Building a Better LANTIRN
December 5/16: Egypt is to receive 65 LANTIRN targeting pods under the US Excess Defense Articles (EDA) program . Manufactured by Lockheed Martin, the navigation and targeting pod systems will come from existing USAF stocks and are most likely to be used on Cairo’s fleet of F-16 Fighting Falcons. Some of Egypt’s F-16s already operate LM’s AN/AAQ-33 Sniper targeting pod, LANTIRN’s successor.
Targeting pods are a very affordable way to upgrade existing aircraft with precision strike and surveillance capabilities. As such, their popularity in the modern age is likely to remain very strong for the foreseeable future. At present, the top offerings on the market include the Northrop-Grumman/ RAFAEL LITENING series (vid. the recent Dutch order), Lockheed’s Sniper XR/Pantera, and Raytheon’s ATFLIR. All are 3rd generation offerings, successors to the early 2nd generation LITENING all-in-one pods and the first-generation LANTIRN (Low Altitude Navigation and Targeting Infrared for Night) twin-pod set.
LANTIRN pods may be first-generation technology, but they still fly with a number of air forces and were included as the pods specified for Greece’s new F-16Ds. As such, Lockheed’s announcement that it is selling upgraded LANTIRNs to Denmark offers an interesting look at potential opportunities at the lower end of the global market.
As noted earlier, LANTIRN is a system of two pods. The AN/AAQ-13 navigation pod provides high-speed penetration and precision attack assistance in all flying conditions, using a terrain-following radar and a fixed infrared sensor to display an image of the terrain in front of the aircraft on a heads-up display of cockpit viewscreen. This helps the pilot maintain a pre-selected altitude above the terrain and avoid obstacles, while flying at high speed and using mountains, valleys and the cover of darkness to avoid radar detection.

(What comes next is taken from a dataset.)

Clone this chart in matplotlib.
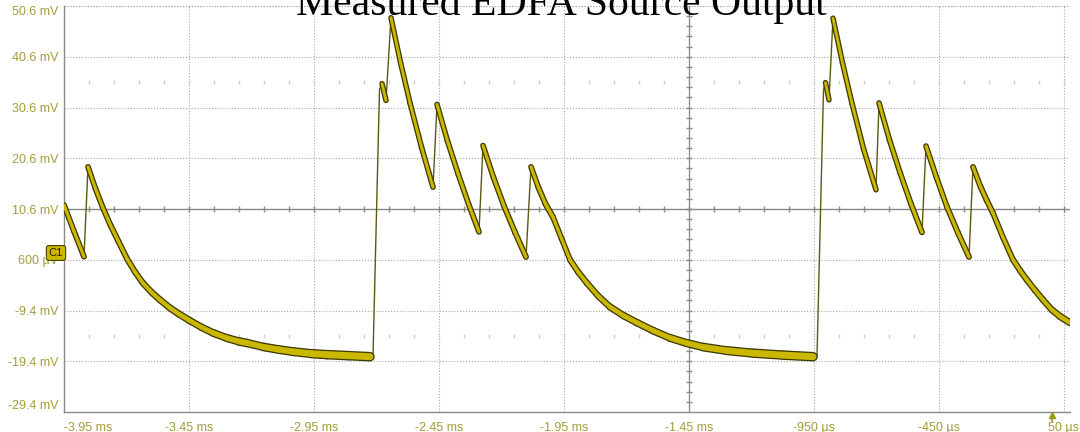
import numpy as np
import matplotlib
matplotlib.use("Agg")
import matplotlib.pyplot as plt
from matplotlib.collections import LineCollection
import matplotlib.transforms as mtransforms

# ---------------- data ----------------
title = "Measured EDFA Source Output"

x_ticks_ms = [-3.95, -3.45, -2.95, -2.45, -1.95, -1.45, -0.95, -0.45, 0.05]
x_tick_labels = ["-3.95 ms", "-3.45 ms", "-2.95 ms", "-2.45 ms", "-1.95 ms",
                 "-1.45 ms", "-950 µs", "-450 µs", "50 µs"]
y_ticks_mv = [50.6, 40.6, 30.6, 20.6, 10.6, 0.6, -9.4, -19.4, -29.4]
y_tick_labels = ["50.6 mV", "40.6 mV", "30.6 mV", "20.6 mV", "10.6 mV",
                 "600 µV", "-9.4 mV", "-19.4 mV", "-29.4 mV"]

time_ms = [
    # tail of previous burst
    -3.950, -3.910, -3.870,
    # decay after 4th pulse
    -3.854, -3.824, -3.794, -3.764, -3.732, -3.698, -3.666, -3.634, -3.600,
    -3.566, -3.526, -3.490, -3.450, -3.400, -3.354, -3.300, -3.250, -3.218,
    -3.150, -3.090, -3.034, -2.960, -2.898, -2.810, -2.726, -2.714,
    # burst 1
    -2.688, -2.678, -2.662,
    -2.642, -2.604, -2.566, -2.520, -2.474,
    -2.458, -2.416, -2.374, -2.332, -2.290,
    -2.274, -2.232, -2.190, -2.146, -2.102,
    -2.082, -2.052, -2.024, -1.994, -1.960, -1.926, -1.892, -1.858, -1.812,
    -1.766, -1.712, -1.658, -1.592, -1.526, -1.460, -1.394, -1.300, -1.194,
    -1.070, -0.954, -0.938,
    # burst 2
    -0.912, -0.904, -0.890,
    -0.874, -0.836, -0.798, -0.752, -0.702,
    -0.690, -0.648, -0.606, -0.562, -0.518,
    -0.502, -0.460, -0.418, -0.374, -0.330,
    -0.314, -0.284, -0.260, -0.234, -0.194, -0.154, -0.126, -0.098, -0.066,
    -0.034, 0.000, 0.035, 0.074]
voltage_mv = [
    11.4, 6.2, 1.2,
    18.9, 14.6, 10.8, 7.4, 4.2, 0.8, -1.8, -4.0, -5.8,
    -7.3, -8.9, -10.1, -11.3, -12.7, -13.8, -14.8, -15.5, -15.8,
    -16.6, -17.1, -17.5, -17.9, -18.1, -18.3, -18.5, -18.5,
    34.2, 35.3, 32.0,
    48.3, 39.5, 31.5, 22.8, 14.9,
    31.2, 24.0, 17.6, 11.6, 6.1,
    23.1, 16.8, 11.2, 6.0, 1.15,
    18.9, 14.8, 11.6, 9.0, 4.8, 0.6, -1.9, -4.0, -6.6,
    -8.7, -10.4, -11.8, -13.4, -14.8, -15.8, -16.6, -17.3, -17.8,
    -18.2, -18.5, -18.5,
    34.2, 35.5, 32.1,
    48.2, 39.4, 31.4, 22.5, 14.4,
    31.5, 24.2, 17.8, 11.6, 6.0,
    23.0, 16.8, 11.0, 5.9, 1.15,
    18.9, 15.0, 12.4, 9.8, 5.0, 0.6, -1.5, -3.4, -5.4,
    -7.3, -9.2, -10.6, -11.8]

# ---------------- style ----------------
W, H = 1080, 432
label_color = "#a39d3a"
grid_color = "#a8a8a8"
axis_gray = "#8a8a8a"
trace_dark = "#3f3a00"
trace_yellow = "#c9b700"

fig = plt.figure(figsize=(W / 100, H / 100), dpi=100)
fig.patch.set_facecolor("white")

left_px, right_px, top_px, bottom_px = 64, 1070, 6, 412
ax = fig.add_axes([left_px / W, 1 - bottom_px / H,
                   (right_px - left_px) / W, (bottom_px - top_px) / H])
ax.set_xlim(-3.95, 0.074)
ax.set_ylim(-29.4, 50.6)

for s in ("top", "right"):
    ax.spines[s].set_visible(False)
for s in ("left", "bottom"):
    ax.spines[s].set_color(axis_gray)
    ax.spines[s].set_linewidth(1.0)

ax.set_xticks(x_ticks_ms)
ax.set_xticklabels(x_tick_labels)
ax.set_yticks(y_ticks_mv)
ax.set_yticklabels(y_tick_labels)
ax.tick_params(axis="both", length=0, labelcolor=label_color, labelsize=9)
ax.tick_params(axis="x", pad=7)
ax.tick_params(axis="y", pad=4)
for lab in ax.get_xticklabels() + ax.get_yticklabels():
    lab.set_fontfamily("Liberation Sans")
xl = ax.get_xticklabels()
xl[0].set_ha("left")
yl = ax.get_yticklabels()
yl[0].set_va("top")
yl[-1].set_va("bottom")

# dotted grid
ax.grid(True, color=grid_color, linestyle=(0, (1, 1.6)), linewidth=0.8)
ax.set_axisbelow(True)
ax.axhline(50.6, color=grid_color, linestyle=(0, (1, 1.6)), linewidth=0.8, zorder=0.5)

# centre cross-hair with small ticks
cx, cy = -1.45, 10.6
ax.axhline(cy, color=axis_gray, linewidth=1.0, zorder=1)
ax.axvline(cx, color=axis_gray, linewidth=0.9, zorder=1)
xt = np.arange(-3.85, 0.07, 0.1)
ax.plot(xt, np.full(len(xt), cy), linestyle="none", marker="|",
        markersize=4, color=axis_gray, zorder=1)
yt = np.arange(-27.4, 50.0, 2.0)
ax.plot(np.full(len(yt), cx), yt, linestyle="none", marker="_",
        markersize=4, color=axis_gray, zorder=1)
for lvl in (35.6, -14.4):
    ax.plot(xt, np.full(len(xt), lvl), linestyle="none", marker="|",
            markersize=2.5, color="#cfcfcf", zorder=0.8)

# ---------------- trace ----------------
t = np.asarray(time_ms)
v = np.asarray(voltage_mv)
pts = np.column_stack([t, v])
segs = np.stack([pts[:-1], pts[1:]], axis=1)
fig.canvas.draw()
pix = ax.transData.transform(pts)
dxp = np.diff(pix[:, 0])
dyp = np.diff(pix[:, 1])
slope = np.abs(dyp) / np.maximum(np.abs(dxp), 1e-6)
falling = v[1:] < v[:-1]

outer_px = 5.0 + 5.0 / (1.0 + 2.0 * slope)
inner_px = outer_px - 2.6
f_segs = segs[falling]
r_segs = segs[~falling]

ax.add_collection(LineCollection(r_segs, colors="#5e5810", linewidths=1.0,
                                 zorder=3, capstyle="butt"))
ax.add_collection(LineCollection(f_segs, colors=trace_dark,
                                 linewidths=outer_px[falling] * 0.72, zorder=4,
                                 capstyle="round", joinstyle="round"))
ax.add_collection(LineCollection(f_segs, colors=trace_yellow,
                                 linewidths=inner_px[falling] * 0.72, zorder=5,
                                 capstyle="round", joinstyle="round"))

# trigger marker at t = 0
trans = mtransforms.blended_transform_factory(ax.transData, ax.transAxes)
ax.plot([0.0, 0.0], [-0.006, -0.022], color="#9c9a18", linewidth=1.2,
        transform=trans, clip_on=False, zorder=6)
ax.plot([0.0], [-0.008], marker="^", markersize=5, color="#9c9a18",
        transform=trans, clip_on=False, zorder=6)

# C1 channel marker
fig.text(56 / W, 1 - 253 / H, "C1", ha="center", va="center", fontsize=8,
         fontfamily="Liberation Sans", color="#222200",
         bbox=dict(boxstyle="round,pad=0.22", fc="#c9b700", ec="#4a4400", lw=0.8),
         zorder=10)

# title (partly cut off at top, as in the reference)
fig.text(561 / W, 1 - 15 / H, title, ha="center", va="baseline",
         fontsize=30, fontfamily="Liberation Serif", color="black", zorder=10)

fig.savefig("out.png", dpi=100)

The AN/AAQ-14 targeting pod is just what it says: a laser and infrared targeting pod to assist in the delivery of precision weapons like Paveway laser-guided bombs, AGM-65 Maverick missiles, et. al.
The Royal Danish Air Force will pay Lockheed Martin $20 million for the latest round of upgrades to their 13 LANTIRN targeting pods, and also requests another 3 LANTIRN ER (extended range) pods. The 26-month contract includes organizational-level spares, maintenance training and pilot familiarization training.
As part of Lockheed’s 8-year partnership with the RDAF, its LANTIRN targeting pods were upgraded in a previous contract to include a CCD TV, a 40,000-ft. laser and a laser spot tracker. LANTIRN ER adds a third-generation mid-wave forward-looking infrared (FLIR), an infrared pointer, an inertial measurement unit to assist with positioning fixes guided weapons, and extended range software. It also simplifies the original pod design and eliminates many parts in an effort to increase reliability and reduce operation and support costs. See Lockheed press release.
While the LANTIRN ER is significantly less capable than the LITENING AT pod recently ordered by the Dutch for their F-16s, the deal’s economics are worth noting: $20 million for 13 upgrades of existing systems plus 3 pods (16), vs. just over $40 million for 20 LITENING AT 3rd generation targeting pods and spares.
December 5/16: Egypt is to receive 65 LANTIRN targeting pods under the US Excess Defense Articles (EDA) program. Manufactured by Lockheed Martin, the navigation and targeting pod systems will come from existing USAF stocks and are most likely to be used on Cairo’s fleet of F-16 Fighting Falcons. Some of Egypt’s F-16s already operate LM’s AN/AAQ-33 Sniper targeting pod, LANTIRN’s successor.